Hierarchical Clustering in Machine Learning

Hierarchical Clustering

This clustering is based on the principle that every object is connected to its neighbors depending on their degree of relationship. These clusters are represented in extensive hierarchical structures separated by a maximum distance required to connect the cluster parts. It is also represented as Dendrograms, where the X-axis represents the objects that do not merge while the Y-axis is the distance at which clusters merge.

Hierarchical Clustering in Euclidean Space

Any hierarchical clustering algorithm works as follows. We began with every point in its own cluster. As time goes on, larger clusters will be constructed by combining two smaller clusters and we have to decide in advance.

1. How will clusters be represented?

2. How will we choose which two clusters to merge?
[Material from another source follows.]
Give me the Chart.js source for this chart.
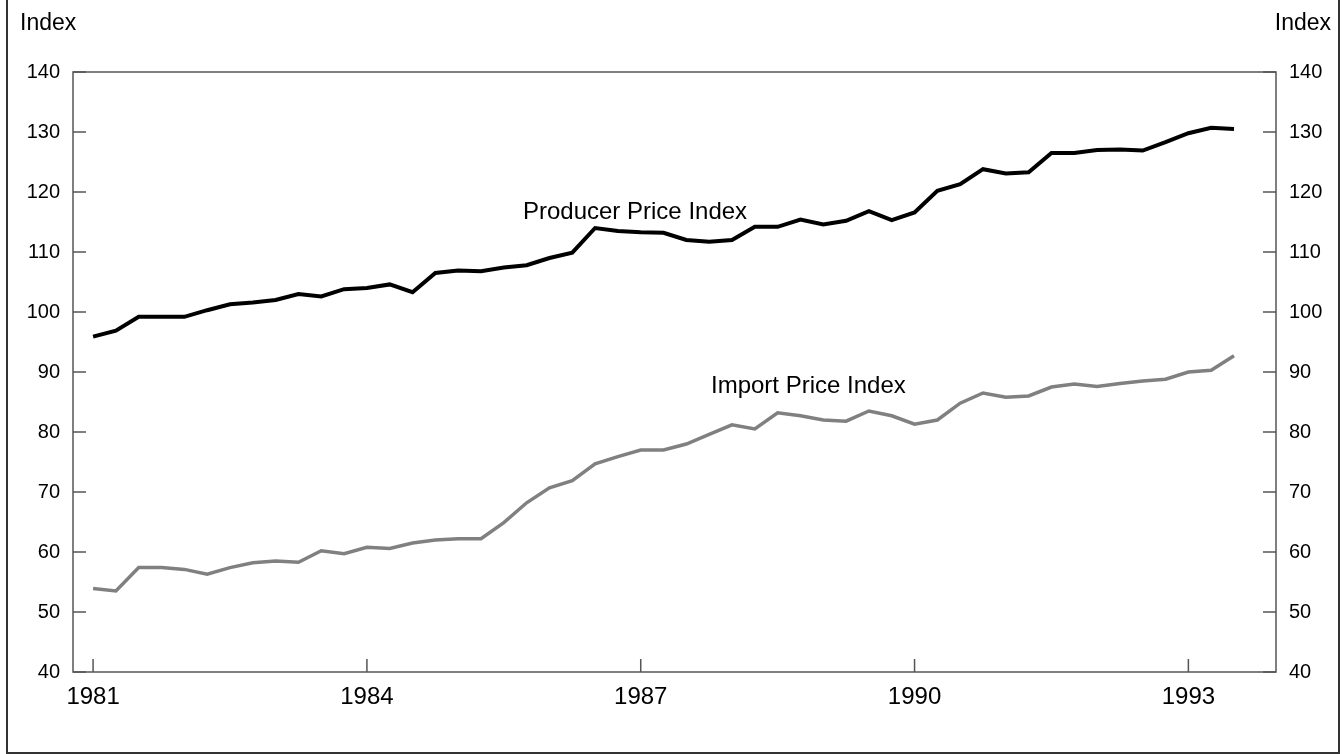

3. When will we stop combining clusters?

Algorithm:

WHILE it is not time to stop
Do pick the best two clusters to merge;
combine those two clusters into one cluster;
End;

To begin, we shall assume that the space in Euclidean. That allows us to represent a cluster by its centroid or average of the points in the cluster. Note that in a cluster of one point, the point is the centroid, so we can initialize the clusters straightforwardly. We can then use the merging rule that the distance between any two clusters is the Euclidean distance between their centroids. We should pick the two clusters at the shortest distance. Other ways to define intercluster distance are possible and we can also pick the best pair of clusters on a basis other than their distance.